Exercise goal
Pick out every line that holds the string "this" and copy it.

Data to use
┄┄┄┄┄┄┄┄┄┄

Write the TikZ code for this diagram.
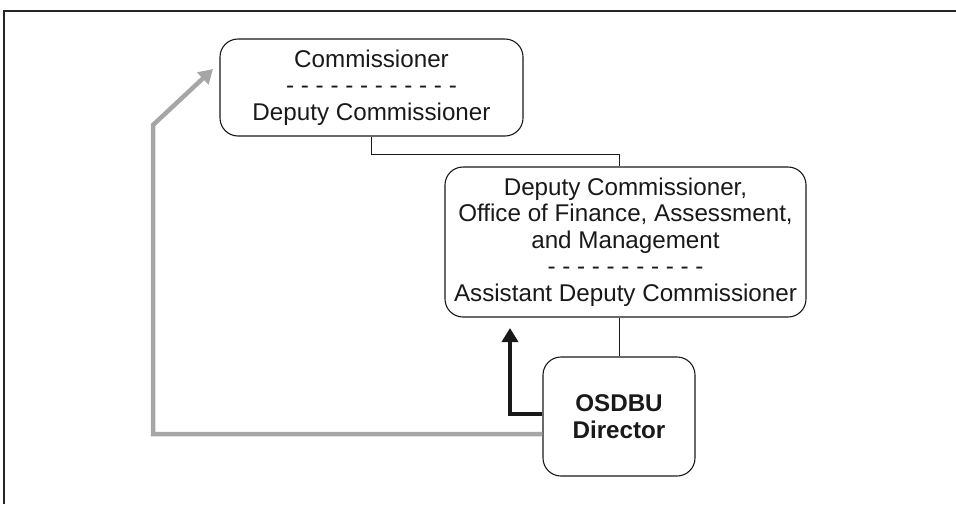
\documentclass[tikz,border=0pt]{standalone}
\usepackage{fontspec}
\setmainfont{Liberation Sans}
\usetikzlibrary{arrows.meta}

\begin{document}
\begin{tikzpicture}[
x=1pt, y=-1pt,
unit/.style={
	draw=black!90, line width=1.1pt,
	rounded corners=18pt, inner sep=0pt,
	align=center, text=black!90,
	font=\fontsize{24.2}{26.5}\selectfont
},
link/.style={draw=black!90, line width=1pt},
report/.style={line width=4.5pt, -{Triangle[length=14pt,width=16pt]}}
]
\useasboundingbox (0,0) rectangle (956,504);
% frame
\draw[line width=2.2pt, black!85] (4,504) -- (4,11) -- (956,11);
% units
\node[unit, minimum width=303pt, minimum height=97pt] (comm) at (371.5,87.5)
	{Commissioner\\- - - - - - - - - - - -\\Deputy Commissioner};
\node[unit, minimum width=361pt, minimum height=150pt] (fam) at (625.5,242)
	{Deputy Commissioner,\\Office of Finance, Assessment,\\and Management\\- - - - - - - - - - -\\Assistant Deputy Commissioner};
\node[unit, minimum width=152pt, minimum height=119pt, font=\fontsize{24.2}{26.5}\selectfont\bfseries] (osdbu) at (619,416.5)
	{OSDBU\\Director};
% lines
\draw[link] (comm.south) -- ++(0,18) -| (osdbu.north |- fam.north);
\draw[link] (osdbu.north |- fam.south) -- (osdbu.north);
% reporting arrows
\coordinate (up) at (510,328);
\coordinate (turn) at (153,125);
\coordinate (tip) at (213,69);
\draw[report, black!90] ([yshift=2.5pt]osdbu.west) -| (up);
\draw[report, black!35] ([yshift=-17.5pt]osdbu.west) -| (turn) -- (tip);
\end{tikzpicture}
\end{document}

┄┄┄┄┄┄┄┄┄┄

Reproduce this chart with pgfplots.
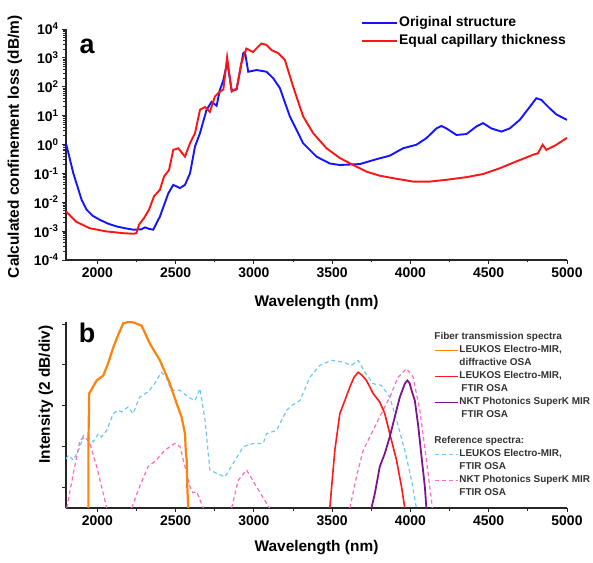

┄┄┄┄┄┄┄┄┄┄

Exercise output
Write the TikZ code for this diagram.
Reproduce this chart with pgfplots.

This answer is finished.